• What you are asked to do:
Restate each line word for word. Leave out every picture.

>>

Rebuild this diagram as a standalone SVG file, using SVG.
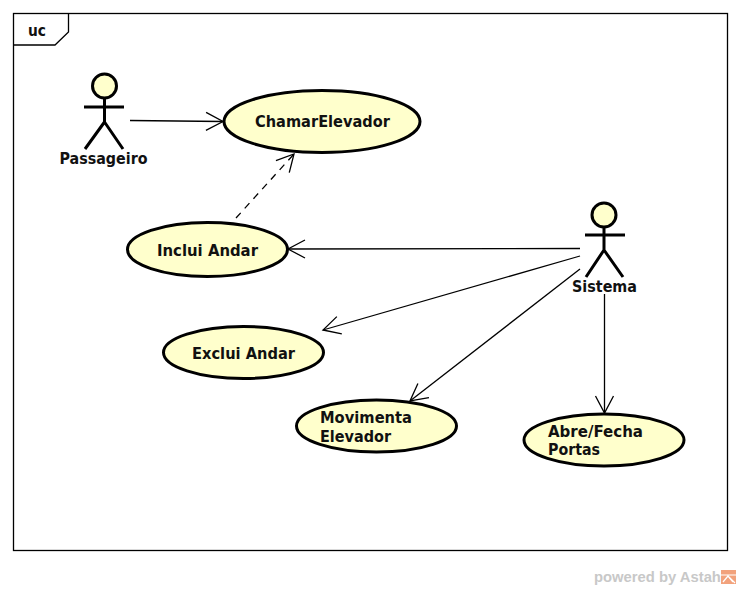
<svg xmlns="http://www.w3.org/2000/svg" width="741" height="590" viewBox="0 0 741 590">
<style>
.uc{fill:#ffffcc;stroke:#000;stroke-width:3}
.t{font-family:"DejaVu Sans",sans-serif;font-weight:bold;font-size:15px;fill:#111}
.fig{fill:none;stroke:#000;stroke-width:3}
.head{fill:#ffffcc;stroke:#000;stroke-width:3}
.c{fill:none;stroke:#000;stroke-width:1.3}
.frame{fill:none;stroke:#000;stroke-width:1.3}
</style>
<defs>
<marker id="open" markerUnits="userSpaceOnUse" markerWidth="24" markerHeight="24" refX="20" refY="12" orient="auto" viewBox="0 0 24 24">
<path d="M3 3 L20 12 L3 21" fill="none" stroke="#000" stroke-width="1.3"/>
</marker>
</defs>
<rect width="741" height="590" fill="#fff"/>
<g id="frame">
<rect class="frame" x="13.5" y="13.5" width="714" height="537"/>
<path class="frame" d="M13.5 45 H55 L68.5 32 V13.5"/>
<text class="t" x="28" y="36" textLength="18" lengthAdjust="spacingAndGlyphs">uc</text>
</g>
<g id="connectors">
<path class="c" d="M130 120.500 L223 121.500" marker-end="url(#open)"/>
<path class="c" d="M236 218 L294 154" stroke-dasharray="7 6" marker-end="url(#open)"/>
<path class="c" d="M580 248.500 L288 249" marker-end="url(#open)"/>
<path class="c" d="M580 256 L323 330" marker-end="url(#open)"/>
<path class="c" d="M580 269 L410 401" marker-end="url(#open)"/>
<path class="c" d="M604.500 294 L604.500 413" marker-end="url(#open)"/>
</g>
<g id="passageiro">
<circle class="head" cx="104.500" cy="86" r="12"/>
<path class="fig" d="M104.500 98 V122 M84 107 H124 M104.500 122 L85 149 M104.500 122 L123 149"/>
<text class="t" x="59.500" y="164" textLength="88" lengthAdjust="spacingAndGlyphs">Passageiro</text>
</g>
<g id="sistema">
<circle class="head" cx="604" cy="215" r="12"/>
<path class="fig" d="M604 227 V250 M585 235 H625 M604 250 L586 277 M604 250 L623 277"/>
<text class="t" x="572" y="292" textLength="65" lengthAdjust="spacingAndGlyphs">Sistema</text>
</g>
<g id="chamar">
<ellipse class="uc" cx="322" cy="121.500" rx="98" ry="31"/>
<text class="t" x="255" y="127" textLength="135" lengthAdjust="spacingAndGlyphs">ChamarElevador</text>
</g>
<g id="inclui">
<ellipse class="uc" cx="207.500" cy="249.500" rx="80" ry="27"/>
<text class="t" x="157" y="256" textLength="101" lengthAdjust="spacingAndGlyphs">Inclui Andar</text>
</g>
<g id="exclui">
<ellipse class="uc" cx="243.500" cy="352.500" rx="80" ry="26"/>
<text class="t" x="192" y="359" textLength="103" lengthAdjust="spacingAndGlyphs">Exclui Andar</text>
</g>
<g id="movimenta">
<ellipse class="uc" cx="376.500" cy="426" rx="80" ry="26"/>
<text class="t" x="320" y="423" textLength="92" lengthAdjust="spacingAndGlyphs">Movimenta</text>
<text class="t" x="320" y="442" textLength="71" lengthAdjust="spacingAndGlyphs">Elevador</text>
</g>
<g id="abre">
<ellipse class="uc" cx="604" cy="440" rx="80" ry="26"/>
<text class="t" x="548" y="437" textLength="95" lengthAdjust="spacingAndGlyphs">Abre/Fecha</text>
<text class="t" x="548" y="455" textLength="52" lengthAdjust="spacingAndGlyphs">Portas</text>
</g>
<g id="watermark">
<text x="594" y="582" font-family="'Liberation Sans',Arial,sans-serif" font-weight="bold" font-size="14.800" fill="#c8c8c8">powered by Astah</text>
<rect x="721" y="570" width="15" height="14" fill="#f2a27c"/>
<path d="M721 575 H736 M723 582 L728 576 L733 582 M729 577 L735 583" fill="none" stroke="#fff" stroke-width="1.200"/>
</g>
</svg>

<<

• The reply:
Rebuild this diagram as a standalone SVG file, using SVG.
<svg xmlns="http://www.w3.org/2000/svg" width="741" height="590" viewBox="0 0 741 590">
<style>
.uc{fill:#ffffcc;stroke:#000;stroke-width:3}
.t{font-family:"DejaVu Sans",sans-serif;font-weight:bold;font-size:15px;fill:#111}
.fig{fill:none;stroke:#000;stroke-width:3}
.head{fill:#ffffcc;stroke:#000;stroke-width:3}
.c{fill:none;stroke:#000;stroke-width:1.3}
.frame{fill:none;stroke:#000;stroke-width:1.3}
</style>
<defs>
<marker id="open" markerUnits="userSpaceOnUse" markerWidth="24" markerHeight="24" refX="20" refY="12" orient="auto" viewBox="0 0 24 24">
<path d="M3 3 L20 12 L3 21" fill="none" stroke="#000" stroke-width="1.3"/>
</marker>
</defs>
<rect width="741" height="590" fill="#fff"/>
<g id="frame">
<rect class="frame" x="13.5" y="13.5" width="714" height="537"/>
<path class="frame" d="M13.5 45 H55 L68.5 32 V13.5"/>
<text class="t" x="28" y="36" textLength="18" lengthAdjust="spacingAndGlyphs">uc</text>
</g>
<g id="connectors">
<path class="c" d="M130 120.500 L223 121.500" marker-end="url(#open)"/>
<path class="c" d="M236 218 L294 154" stroke-dasharray="7 6" marker-end="url(#open)"/>
<path class="c" d="M580 248.500 L288 249" marker-end="url(#open)"/>
<path class="c" d="M580 256 L323 330" marker-end="url(#open)"/>
<path class="c" d="M580 269 L410 401" marker-end="url(#open)"/>
<path class="c" d="M604.500 294 L604.500 413" marker-end="url(#open)"/>
</g>
<g id="passageiro">
<circle class="head" cx="104.500" cy="86" r="12"/>
<path class="fig" d="M104.500 98 V122 M84 107 H124 M104.500 122 L85 149 M104.500 122 L123 149"/>
<text class="t" x="59.500" y="164" textLength="88" lengthAdjust="spacingAndGlyphs">Passageiro</text>
</g>
<g id="sistema">
<circle class="head" cx="604" cy="215" r="12"/>
<path class="fig" d="M604 227 V250 M585 235 H625 M604 250 L586 277 M604 250 L623 277"/>
<text class="t" x="572" y="292" textLength="65" lengthAdjust="spacingAndGlyphs">Sistema</text>
</g>
<g id="chamar">
<ellipse class="uc" cx="322" cy="121.500" rx="98" ry="31"/>
<text class="t" x="255" y="127" textLength="135" lengthAdjust="spacingAndGlyphs">ChamarElevador</text>
</g>
<g id="inclui">
<ellipse class="uc" cx="207.500" cy="249.500" rx="80" ry="27"/>
<text class="t" x="157" y="256" textLength="101" lengthAdjust="spacingAndGlyphs">Inclui Andar</text>
</g>
<g id="exclui">
<ellipse class="uc" cx="243.500" cy="352.500" rx="80" ry="26"/>
<text class="t" x="192" y="359" textLength="103" lengthAdjust="spacingAndGlyphs">Exclui Andar</text>
</g>
<g id="movimenta">
<ellipse class="uc" cx="376.500" cy="426" rx="80" ry="26"/>
<text class="t" x="320" y="423" textLength="92" lengthAdjust="spacingAndGlyphs">Movimenta</text>
<text class="t" x="320" y="442" textLength="71" lengthAdjust="spacingAndGlyphs">Elevador</text>
</g>
<g id="abre">
<ellipse class="uc" cx="604" cy="440" rx="80" ry="26"/>
<text class="t" x="548" y="437" textLength="95" lengthAdjust="spacingAndGlyphs">Abre/Fecha</text>
<text class="t" x="548" y="455" textLength="52" lengthAdjust="spacingAndGlyphs">Portas</text>
</g>
<g id="watermark">
<text x="594" y="582" font-family="'Liberation Sans',Arial,sans-serif" font-weight="bold" font-size="14.800" fill="#c8c8c8">powered by Astah</text>
<rect x="721" y="570" width="15" height="14" fill="#f2a27c"/>
<path d="M721 575 H736 M723 582 L728 576 L733 582 M729 577 L735 583" fill="none" stroke="#fff" stroke-width="1.200"/>
</g>
</svg>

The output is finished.